> **Your instructions**: Nothing in the data should change when you return it, but leave the pictures out.
_ _ _ _ _ _ _
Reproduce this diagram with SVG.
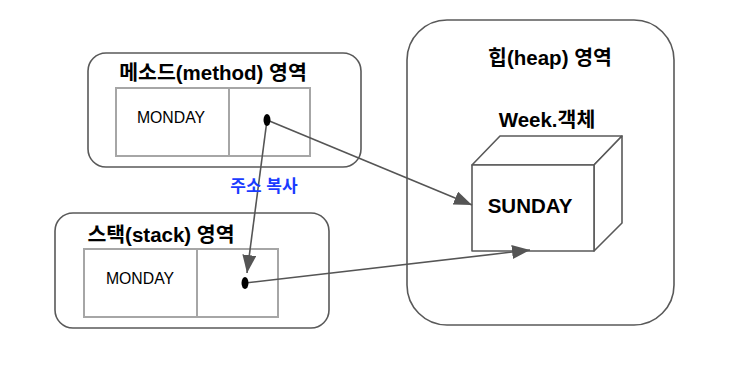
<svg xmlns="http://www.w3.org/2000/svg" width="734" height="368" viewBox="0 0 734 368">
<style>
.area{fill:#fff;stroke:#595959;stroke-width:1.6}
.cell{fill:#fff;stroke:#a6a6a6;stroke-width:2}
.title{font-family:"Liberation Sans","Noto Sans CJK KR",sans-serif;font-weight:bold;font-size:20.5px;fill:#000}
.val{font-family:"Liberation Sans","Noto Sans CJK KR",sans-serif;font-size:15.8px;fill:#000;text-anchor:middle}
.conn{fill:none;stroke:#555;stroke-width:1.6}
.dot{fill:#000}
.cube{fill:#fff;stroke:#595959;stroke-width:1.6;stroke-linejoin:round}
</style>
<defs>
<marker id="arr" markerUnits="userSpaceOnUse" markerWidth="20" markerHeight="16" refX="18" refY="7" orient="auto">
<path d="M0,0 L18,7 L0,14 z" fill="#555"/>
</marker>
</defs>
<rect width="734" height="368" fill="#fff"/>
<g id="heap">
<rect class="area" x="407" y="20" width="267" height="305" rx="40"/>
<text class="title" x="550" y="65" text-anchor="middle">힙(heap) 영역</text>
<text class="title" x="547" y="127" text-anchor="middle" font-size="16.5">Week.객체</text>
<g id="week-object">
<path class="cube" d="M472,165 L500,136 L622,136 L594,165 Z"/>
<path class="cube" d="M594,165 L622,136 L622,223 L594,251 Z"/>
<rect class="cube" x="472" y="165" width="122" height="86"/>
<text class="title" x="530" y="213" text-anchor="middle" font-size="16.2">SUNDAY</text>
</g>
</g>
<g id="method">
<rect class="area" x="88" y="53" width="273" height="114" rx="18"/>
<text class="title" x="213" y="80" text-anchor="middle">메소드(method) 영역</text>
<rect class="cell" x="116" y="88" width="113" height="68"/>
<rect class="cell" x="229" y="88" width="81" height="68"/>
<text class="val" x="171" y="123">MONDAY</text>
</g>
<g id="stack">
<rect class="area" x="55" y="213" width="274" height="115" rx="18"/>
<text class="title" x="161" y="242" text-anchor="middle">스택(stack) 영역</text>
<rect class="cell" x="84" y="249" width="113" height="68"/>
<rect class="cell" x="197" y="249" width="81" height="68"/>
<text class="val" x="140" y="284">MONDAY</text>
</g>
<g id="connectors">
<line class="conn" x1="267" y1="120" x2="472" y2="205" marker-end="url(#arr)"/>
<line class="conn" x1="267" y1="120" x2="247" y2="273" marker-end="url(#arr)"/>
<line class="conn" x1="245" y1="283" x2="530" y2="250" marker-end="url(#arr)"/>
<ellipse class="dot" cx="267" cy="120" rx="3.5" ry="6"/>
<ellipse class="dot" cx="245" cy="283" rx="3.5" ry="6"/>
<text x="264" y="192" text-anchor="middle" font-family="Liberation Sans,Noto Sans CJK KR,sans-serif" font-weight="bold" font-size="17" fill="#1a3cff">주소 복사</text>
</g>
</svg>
_ _ _ _ _ _ _
> **Problem solution**:
Reproduce this diagram with SVG.
<svg xmlns="http://www.w3.org/2000/svg" width="734" height="368" viewBox="0 0 734 368">
<style>
.area{fill:#fff;stroke:#595959;stroke-width:1.6}
.cell{fill:#fff;stroke:#a6a6a6;stroke-width:2}
.title{font-family:"Liberation Sans","Noto Sans CJK KR",sans-serif;font-weight:bold;font-size:20.5px;fill:#000}
.val{font-family:"Liberation Sans","Noto Sans CJK KR",sans-serif;font-size:15.8px;fill:#000;text-anchor:middle}
.conn{fill:none;stroke:#555;stroke-width:1.6}
.dot{fill:#000}
.cube{fill:#fff;stroke:#595959;stroke-width:1.6;stroke-linejoin:round}
</style>
<defs>
<marker id="arr" markerUnits="userSpaceOnUse" markerWidth="20" markerHeight="16" refX="18" refY="7" orient="auto">
<path d="M0,0 L18,7 L0,14 z" fill="#555"/>
</marker>
</defs>
<rect width="734" height="368" fill="#fff"/>
<g id="heap">
<rect class="area" x="407" y="20" width="267" height="305" rx="40"/>
<text class="title" x="550" y="65" text-anchor="middle">힙(heap) 영역</text>
<text class="title" x="547" y="127" text-anchor="middle" font-size="16.5">Week.객체</text>
<g id="week-object">
<path class="cube" d="M472,165 L500,136 L622,136 L594,165 Z"/>
<path class="cube" d="M594,165 L622,136 L622,223 L594,251 Z"/>
<rect class="cube" x="472" y="165" width="122" height="86"/>
<text class="title" x="530" y="213" text-anchor="middle" font-size="16.2">SUNDAY</text>
</g>
</g>
<g id="method">
<rect class="area" x="88" y="53" width="273" height="114" rx="18"/>
<text class="title" x="213" y="80" text-anchor="middle">메소드(method) 영역</text>
<rect class="cell" x="116" y="88" width="113" height="68"/>
<rect class="cell" x="229" y="88" width="81" height="68"/>
<text class="val" x="171" y="123">MONDAY</text>
</g>
<g id="stack">
<rect class="area" x="55" y="213" width="274" height="115" rx="18"/>
<text class="title" x="161" y="242" text-anchor="middle">스택(stack) 영역</text>
<rect class="cell" x="84" y="249" width="113" height="68"/>
<rect class="cell" x="197" y="249" width="81" height="68"/>
<text class="val" x="140" y="284">MONDAY</text>
</g>
<g id="connectors">
<line class="conn" x1="267" y1="120" x2="472" y2="205" marker-end="url(#arr)"/>
<line class="conn" x1="267" y1="120" x2="247" y2="273" marker-end="url(#arr)"/>
<line class="conn" x1="245" y1="283" x2="530" y2="250" marker-end="url(#arr)"/>
<ellipse class="dot" cx="267" cy="120" rx="3.5" ry="6"/>
<ellipse class="dot" cx="245" cy="283" rx="3.5" ry="6"/>
<text x="264" y="192" text-anchor="middle" font-family="Liberation Sans,Noto Sans CJK KR,sans-serif" font-weight="bold" font-size="17" fill="#1a3cff">주소 복사</text>
</g>
</svg>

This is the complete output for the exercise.